Why have not proposals been made to deal with such problems, because the reality is that that wonderful group of youngsters had to eat their meal on a park bench outside St. Stephen's entrance. It takes them six hours to make a round trip. If the report made provision for such facilities in the Palace of Westminster and not in a distant outbuilding, I should support it. Since I raised the issue last July, the Leader of the House has not said that there are to be any facilities for such people in the Palace. He has not said that there is to be a conversion of, for example, one of the private Dining Rooms which the commercial lobbying organisations hire so regularly. He has done nothing. Why not convert one of those Dining Rooms to provide facilities for the disabled?
I have a solution to the office problem. It is claimed that some Members of Parliament have an increased workload. I am a full-time Member of Parliament without any outside interests. I have a large volume of correspondence, but I do not mind, as this is a good job and I enjoy it. I look forward to returning to the House after the general election. However, some hon. Members are not full-time Members of Parliament, and we know who they are because they are mentioned in the Register of Members' Interests. Those who have directorships and parliamentary adviserships cannot be here all the time. If they were, they would be shortchanging the boards from which they get money.
A simple solution which would not cost £120 million to £130 million would be for those hon. Members with full-time or part-time outside directorships or parliamentary adviserships to go down to the Cloisters and for full-time Members of Parliament who have only their parliamentary salary for income to get the offices. Why should there be two classes of Member of Parliament, one class existing on their parliamentary salaries and working full time to do a decent job for their constituents, and the other class which, as soon as it gets here, offers itself for hire? That is what it boils down to. They get as many parliamentary adviserships as they can, roll up a few directorships and double, treble and quadruple their parliamentary salaries. Let them have offices in the boardrooms where they are employed rather than call on the taxpayer for £120 million to £130 million for lush offices across the way.

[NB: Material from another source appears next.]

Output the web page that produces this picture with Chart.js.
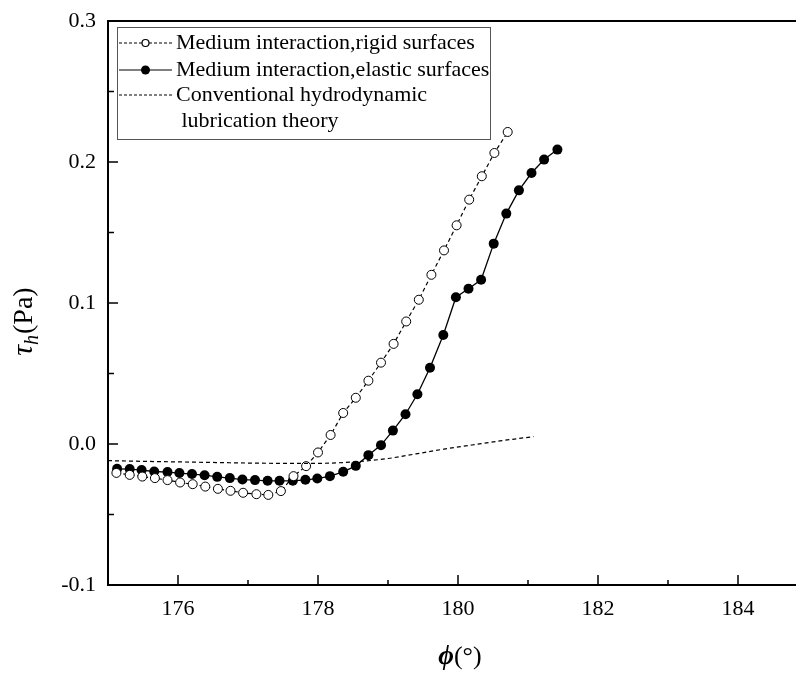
<!DOCTYPE html>
<html>
<head>
<meta charset="utf-8">
<script src="https://cdn.jsdelivr.net/npm/chart.js@4.4.1/dist/chart.umd.min.js"></script>
<style>
  html, body { margin: 0; padding: 0; background: #fff; }
  #wrap { width: 796px; height: 673px; }
</style>
</head>
<body>
<div id="wrap"><canvas id="tauChart" width="796" height="673"></canvas></div>
<script>
const xRigid = [175.12, 175.31, 175.49, 175.67, 175.85, 176.03, 176.21, 176.39, 176.57, 176.75, 176.93, 177.12,
    177.29, 177.47, 177.65, 177.83, 178.00, 178.18, 178.36, 178.54, 178.72, 178.90, 179.08, 179.26, 179.44, 179.62,
    179.80, 179.98, 180.16, 180.34, 180.52, 180.71];
const yRigid = [-0.0205, -0.0219, -0.0231, -0.0242, -0.0256, -0.0273, -0.0285, -0.0302, -0.0318, -0.0332, -0.0346,
    -0.0356, -0.0361, -0.0334, -0.0228, -0.0157, -0.0060, 0.0064, 0.0220, 0.0328, 0.0449, 0.0577, 0.0710, 0.0869,
    0.1023, 0.1200, 0.1373, 0.1551, 0.1733, 0.1899, 0.2064, 0.2213];

const xElastic = [175.13, 175.31, 175.48, 175.66, 175.85, 176.02, 176.20, 176.38, 176.56, 176.74, 176.92, 177.10,
    177.28, 177.45, 177.64, 177.82, 177.99, 178.17, 178.36, 178.54, 178.72, 178.90, 179.07, 179.25, 179.42, 179.60,
    179.79, 179.97, 180.15, 180.33, 180.51, 180.69, 180.87, 181.05, 181.23, 181.42];
const yElastic = [-0.0176, -0.0178, -0.0185, -0.0195, -0.0199, -0.0206, -0.0213, -0.0221, -0.0233, -0.0242, -0.0252,
    -0.0256, -0.0261, -0.0261, -0.0261, -0.0254, -0.0245, -0.0228, -0.0197, -0.0155, -0.0079, -0.0008, 0.0095, 0.0211,
    0.0353, 0.0541, 0.0773, 0.1041, 0.1101, 0.1165, 0.1421, 0.1634, 0.1799, 0.1922, 0.2017, 0.2088];

const xConv = [175.0, 175.5, 176.0, 176.5, 177.0, 177.5, 178.0, 178.3, 178.6, 179.0, 179.4, 179.8, 180.2, 180.6, 181.08];
const yConv = [-0.0118, -0.0123, -0.0127, -0.0131, -0.0135, -0.0137, -0.0137, -0.0133, -0.0124, -0.0103, -0.0070,
    -0.0036, -0.0007, 0.0022, 0.0052];

const xMajorTicks = [176, 178, 180, 182, 184];
const xMinorTicks = [175, 177, 179, 181, 183];
const yMajorTicks = [-0.1, 0.0, 0.1, 0.2, 0.3];
const yMinorTicks = [-0.05, 0.05, 0.15, 0.25];

const legendLabels = ['Medium interaction,rigid surfaces', 'Medium interaction,elastic surfaces',
    'Conventional hydrodynamic', ' lubrication theory'];

const SERIF = "'Liberation Serif', 'DejaVu Serif', serif";

function toPoints(xs, ys) {
    return xs.map((x, i) => ({ x: x, y: ys[i] }));
}

// ticks inside the frame, top border, legend box, axis titles
const framePlugin = {
    id: 'frame',
    afterDraw(chart) {
        const ctx = chart.ctx;
        const a = chart.chartArea;
        const xs = chart.scales.x;
        const ys = chart.scales.y;
        ctx.save();
        ctx.strokeStyle = '#000';
        ctx.lineWidth = 2;
        ctx.beginPath();
        ctx.moveTo(a.left - 1, a.top);
        ctx.lineTo(chart.width, a.top);
        // frame runs off the right edge of the picture
        ctx.moveTo(a.right - 1, a.bottom);
        ctx.lineTo(chart.width, a.bottom);
        ctx.stroke();

        ctx.lineWidth = 1.5;
        ctx.beginPath();
        xMajorTicks.forEach(v => { const p = xs.getPixelForValue(v); ctx.moveTo(p, a.bottom); ctx.lineTo(p, a.bottom - 10); });
        xMinorTicks.forEach(v => { const p = xs.getPixelForValue(v); ctx.moveTo(p, a.bottom); ctx.lineTo(p, a.bottom - 5); });
        yMajorTicks.forEach(v => { const p = ys.getPixelForValue(v); ctx.moveTo(a.left, p); ctx.lineTo(a.left + 10, p); });
        yMinorTicks.forEach(v => { const p = ys.getPixelForValue(v); ctx.moveTo(a.left, p); ctx.lineTo(a.left + 6, p); });
        ctx.stroke();

        // legend
        ctx.fillStyle = '#fff';
        ctx.fillRect(117, 27, 373, 112);
        ctx.strokeStyle = '#555';
        ctx.lineWidth = 1;
        ctx.strokeRect(117.5, 27.5, 373, 112);
        const rows = [43, 70, 95, 121];
        ctx.strokeStyle = '#000';
        ctx.lineWidth = 1.2;
        [0, 1, 2].forEach(i => {
            ctx.setLineDash(i === 1 ? [] : [3, 2]);
            ctx.beginPath();
            ctx.moveTo(119, rows[i]);
            ctx.lineTo(172, rows[i]);
            ctx.stroke();
        });
        ctx.setLineDash([]);
        ctx.beginPath();
        ctx.arc(145.5, rows[0], 3.5, 0, Math.PI * 2);
        ctx.fillStyle = '#fff';
        ctx.fill();
        ctx.stroke();
        ctx.beginPath();
        ctx.arc(145.5, rows[1], 4.5, 0, Math.PI * 2);
        ctx.fillStyle = '#000';
        ctx.fill();

        ctx.font = '22px ' + SERIF;
        ctx.textBaseline = 'middle';
        ctx.textAlign = 'left';
        legendLabels.forEach((t, i) => ctx.fillText(t, 176, rows[i]));

        // x title: phi(deg)
        const xMid = xs.getPixelForValue(180) + 2;
        ctx.textBaseline = 'alphabetic';
        ctx.font = 'bold italic 27px ' + SERIF;
        const phiW = ctx.measureText('\u03D5').width;
        ctx.font = '26px ' + SERIF;
        const degW = ctx.measureText('(\u00B0)').width;
        let x0 = xMid - (phiW + degW) / 2;
        ctx.font = 'bold italic 27px ' + SERIF;
        ctx.fillText('\u03D5', x0, 664);
        ctx.font = '26px ' + SERIF;
        ctx.fillText('(\u00B0)', x0 + phiW, 664);

        // y title: tau_h(Pa)
        ctx.translate(32, 322);
        ctx.rotate(-Math.PI / 2);
        ctx.font = 'italic 30px ' + SERIF;
        const tauW = ctx.measureText('\u03C4').width;
        ctx.font = 'italic 20px ' + SERIF;
        const hW = ctx.measureText('h').width;
        ctx.font = '28px ' + SERIF;
        const paW = ctx.measureText('(Pa)').width;
        let s = -(tauW + hW + paW) / 2;
        ctx.font = 'italic 30px ' + SERIF;
        ctx.fillText('\u03C4', s, 0);
        ctx.font = 'italic 20px ' + SERIF;
        ctx.fillText('h', s + tauW, 6);
        ctx.font = '28px ' + SERIF;
        ctx.fillText('(Pa)', s + tauW + hW + 1, 0);
        ctx.restore();
    }
};

document.addEventListener('DOMContentLoaded', () => {
    const ctx = document.getElementById('tauChart').getContext('2d');
    new Chart(ctx, {
        type: 'line',
        data: {
            datasets: [
                {
                    label: legendLabels[2],
                    data: toPoints(xConv, yConv),
                    borderColor: '#000',
                    borderWidth: 1.2,
                    borderDash: [4, 3],
                    pointRadius: 0,
                    cubicInterpolationMode: 'monotone',
                    tension: 0.4
                },
                {
                    label: legendLabels[0],
                    data: toPoints(xRigid, yRigid),
                    borderColor: '#000',
                    borderWidth: 1.2,
                    borderDash: [4, 3],
                    pointRadius: 4.5,
                    pointBorderWidth: 1,
                    pointBackgroundColor: '#fff',
                    pointBorderColor: '#000',
                    tension: 0
                },
                {
                    label: legendLabels[1],
                    data: toPoints(xElastic, yElastic),
                    borderColor: '#000',
                    borderWidth: 1.3,
                    pointRadius: 5,
                    pointBorderWidth: 0,
                    pointBackgroundColor: '#000',
                    tension: 0
                }
            ]
        },
        options: {
            responsive: false,
            animation: false,
            layout: { padding: { left: 0, top: 21, right: 0, bottom: 0 } },
            scales: {
                x: {
                    type: 'linear',
                    min: 175,
                    max: 184.75,
                    afterFit: s => { s.height = 88; s.paddingRight = 0; s.paddingLeft = 0; },
                    afterBuildTicks: s => { s.ticks = xMajorTicks.map(v => ({ value: v })); },
                    grid: { display: false, drawTicks: false },
                    border: { display: true, color: '#000', width: 2 },
                    ticks: {
                        color: '#000',
                        padding: 11,
                        font: { family: SERIF, size: 22 },
                        callback: v => String(v)
                    }
                },
                y: {
                    min: -0.1,
                    max: 0.3,
                    afterFit: s => { s.width = 108; s.paddingTop = 0; s.paddingBottom = 0; },
                    afterBuildTicks: s => { s.ticks = yMajorTicks.map(v => ({ value: v })); },
                    grid: { display: false, drawTicks: false },
                    border: { display: true, color: '#000', width: 2 },
                    ticks: {
                        color: '#000',
                        padding: 12,
                        font: { family: SERIF, size: 22 },
                        callback: v => v.toFixed(1)
                    }
                }
            },
            plugins: {
                legend: { display: false },
                tooltip: { enabled: false }
            }
        },
        plugins: [framePlugin]
    });
});
</script>
</body>
</html>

Phase 2 is estimated to cost £120 million to £130 million. The report rightly states that we expect
our successors to he provided with detailed advice on these projected costs".
I bet they should. If this is anything like the Ministry of Defence, the costs will soar. They may start at about £120 million to £130 million but they could double in about five years. We should examine the project carefully before we give it the go ahead. It is not a sufficiently high priority.
My hon. Friend the Member for Ogmore (Mr. Powell) and his colleagues on the Committee were given a task that they carried out and they have brought the report to Parliament. It is not their fault that the Government have created a housing crisis. Let us solve that crisis first and put builders back to work not on this prestige project but to give people shelter, to get rid of cardboard city and to reduce local authority waiting lists. When we have done that, we can consider this prestigious project.
Yes, this is the legislative centre of the United Kingdom although some Conservative hon. Members—and one or two of my colleagues—do not object to the shift of power to Brussels. I object, and I want to keep Parliament as the centre of legislative power in the United Kingdom. However, we must bear it in mind that many initiatives are now coming from the Common Market and some members of the Government do not seem keen to stop the flow of power from this place to the Common Market.
We must get our priorities sorted out before continuing such a project with enthusiasm. I hope that the Leader of the House will agree that the priorities that I have mentioned are more important than the glass palace proposed across the road.